Further, if an affiliated person of a dealer who is providing investment banking services and corporate financing advice to a private company concludes, in his or her professional judgment, that an appropriate financing alternative may be a conduit financing, a limited communication to the company by the affiliated person that such financing alternative may be appropriate, together with the provision to the company of contact information for an MFP of the dealer, generally would not be presumed to be a solicitation.  Alternatively, the affiliated person could inform the company that dealer personnel who handle municipal securities business will contact it.  In addition, if a dealer has already been selected by the conduit borrower to serve as the underwriter for a conduit financing and a non-MFP affiliated person of the dealer communicates with the conduit borrower in furtherance of the financing, such communications by the affiliated person would not be a solicitation under Rule G-38.
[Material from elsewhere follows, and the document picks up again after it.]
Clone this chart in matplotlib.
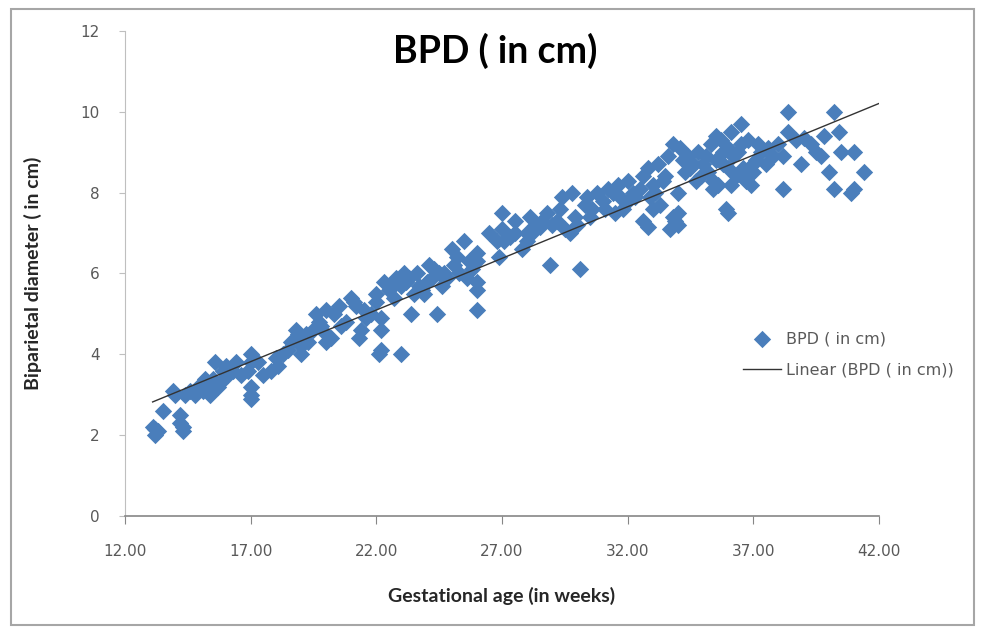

Communications by Non-Affiliated Professionals

So long as non-affiliated persons providing legal, accounting, engineering or other professional services in connection with specific municipal securities business are not being paid directly or indirectly by a dealer for communicating with an issuer for the purpose of obtaining or retaining municipal securities business for the dealer (i.e., they are paid solely for their provision of legal, accounting, engineering or other professional services with respect to the business), they would not become subject to Rule G-38.  Dealers are reminded that the term “payment” as used in Rules G-37 and G-38 refers to anything of value and can, depending on the specific facts and circumstances, include quid pro quo arrangements whereby a non-affiliated person solicits municipal securities business for the dealer in exchange for being hired by the dealer to provide other unrelated services.


[1] Amendment No. 1 to File No. SR-MSRB-2005-11.  The interpretive notice was originally filed on June 8, 2005.  See MSRB Notice 2005-34 (June 8, 2005).  Comments on the proposed rule change, as amended, should be submitted to the SEC and should reference File No. SR-MSRB-2005-11.  The proposed rule change, as amended, will become effective upon approval by the SEC.

[2] The term “municipal securities business” is defined in Rule G-37(vii).

[4] The term “affiliated person” is defined in Rule G-38(b)(ii).

[5] See Rule G-37 Questions and Answers IV.10-13, reprinted in MSRB Rule Book.